C'est Daniel, qui va nous raconter son histoire extraordinaire. Une histoire à dormir debout, ou à flotter en apesanteur. Un conte des mille et une nuits. Fatih Akin s'amuse des invraisemblances, il ne cherche qu'à nous embarquer dans une belle histoire. Julie a jeté son dévolu sur le coincé Daniel et a trouvé une ruse pour lui mettre le grappin dessus : lui vendre une bague dotée d'un pouvoir magique, celui de lui faire rencontrer l'âme soeur, la première personne nantie d'un astre sur elle. Las, elle se fait damner le pion par une belle Turque. Daniel tombe amoureux, perd sa belle mais est bien décidé à la retrouver, dans un long périple jusqu'à Istanbul.

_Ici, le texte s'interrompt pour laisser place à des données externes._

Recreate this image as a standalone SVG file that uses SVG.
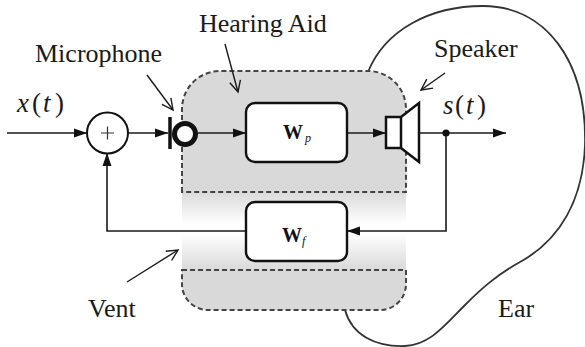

Mais une autre volonté s'oppose à cette détermination farouche : celle de Julie, qui n'entend pas se faire voler son Daniel, surtout lorsque celui-ci se présente sur sa route ! C'est donc parti pour un film de périple (en anglais road movie) à travers l'Europe de l'Est pour arriver à temps sous le pont rêvé d'Istanbul.


Ce voyage initiatique va transformer Daniel : le timide prof de maths chahuté par ses élèves va se bagarrer avec un malicieux routier dans un rade, goûter aux délices du shit en voguant sur l'eau, se faire jeter à la baille par des matelots, rencontrer une camionneuse mante religieuse, se faire droguer puis piquer son passeport et son fric, s'agripper au toit du camion dans une folle course-poursuite dans Belgrade, se marier sur la ligne d'une frontière, tenter le grand saut pour franchir une rivière... Tout cela pour, finalement, se rendre compte que celle qu'il aimait était cette fille qui l'avait choisi, la radieuse Julie. Un vrai conte de fée on vous dit.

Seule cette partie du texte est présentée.